Auerbach was a central member of Oyneg Shabes, a top-secret underground archival team in the Warsaw Ghetto that documented daily life at great personal risk. Her writings were collected and translated for the first time into English by Kassow, also the author of “Who Will Write Our History? Emanuel Ringelblum, the Warsaw Ghetto, and the Oyneg Shabes Archive,” which was a finalist for a National Jewish Book Award, was translated into eight languages and adapted into an award-winning documentary that had its New Jersey premiere at the Rutgers Jewish Film Festival in 2018.
The free program is being funded by the Karma Foundation. A dessert reception will follow. Registration is required at bildnercenter.rutgers.edu. Free campus parking is available.
A documentary produced by the Jewish Heritage Museum of Monmouth County, “Life in Roosevelt: A Tapestry of the Jewish American Dream,” will be shown as part of the 23rdannual Garden State Film Festival. The festival, which features films at various venues, will run from March 27-30. The museum film will be shown at the Jersey Shore Arts Center in Ocean Grove on Sunday, March 30 as one of three films to be viewed from 2:30-5:15 p.m.
The documentary, an oral history project of the museum, was produced in collaboration with Gellman Images of Freehold. It tells the story of the Monmouth County community of Roosevelt, created as part of President Franklin Roosevelt’s New Deal during the Depression for Jews from New York City’s garment district. Originally called Jersey Homesteads, it had a garment factory and farm but became a haven for Jewish artists. That led to the establishment of the Roosevelt Arts Project, which is still active today. The town, which was renamed for Roosevelt after his death in 1945, is on the both the state and National Register of Historic Places.

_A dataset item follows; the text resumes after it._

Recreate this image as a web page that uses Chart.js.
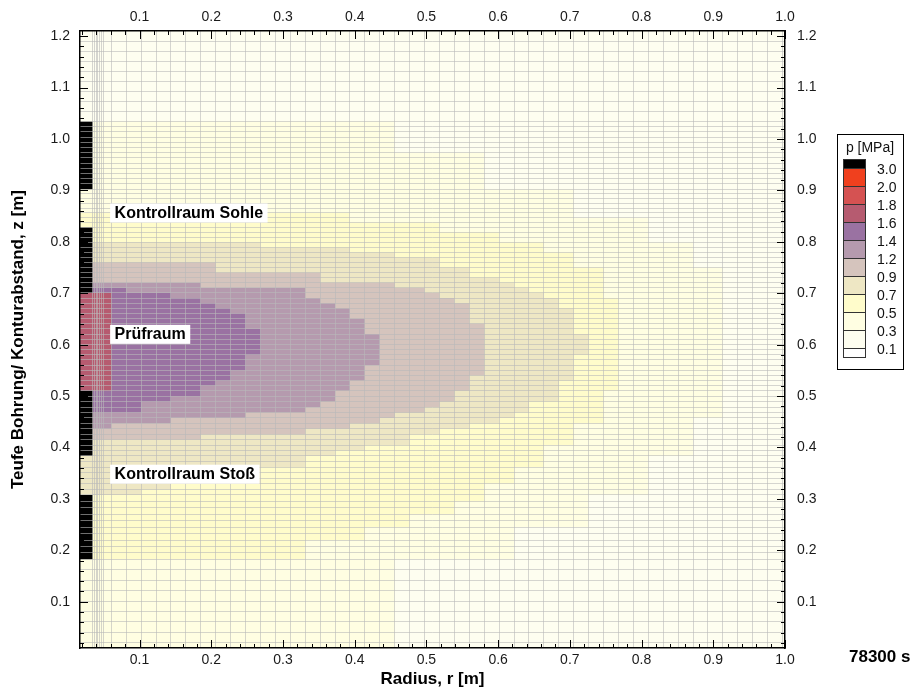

The documentary features the history and first-person accounts of those living in Roosevelt weaving together newly captured images and videos of the town and its surroundings, authentic town and family photos and historic videos, along with the oral history interviews from current and past residents and community members.
Tickets can be purchased at gsff.org.
The annual Donald and Ruth Kahn Jewish Book and Author Event will be held at Congregation Neve Shalom in Metuchen on Sunday, March 30 at 10 a.m. This year’s program will feature three authors whose books will be available to purchase after the event, including a non-fiction book, “Tablets Shattered: The End of an American Jewish Century and the Future of Jewish Life,” by Joshua Leifer, sections of which provided background for the two nonfiction books, “Lolita at Leonard’s of Great Neck and Other Stories from the Before Times” by Shira Dicker and “Street Corner Dreams” by Florence Kraut.
Leifer’s book traces the American Jewish community and how its behavior and activities have changed since its arrival in the early 20th century. It centers on what historically has been important to American Jewish communities and their focus not only worship but education, communal action and responses to events in Israel. It also showcases reactions to issues such as antisemitism and suggests paths for future American Jewish life.
Kraut tells the tells the story of Golda, who arrives in New York after a harrowing ship voyage with her sister’s baby. She eventually marries and has a family that suffers from poverty, infectious disease and threats to their livelihood and values from the Jewish gangs that demand protection money from shop owners. When her son joins one of the gangs he finds he hates it despite the cash benefits and struggles to leave without being victimized by their wrath.
Dicker’s first book is a collection of short stories that take place from Jerusalem to New York. Its characters have more means than the immigrants of the two other books and can afford bar mitzvah parties at Leonard’s and to send their children to summer camps.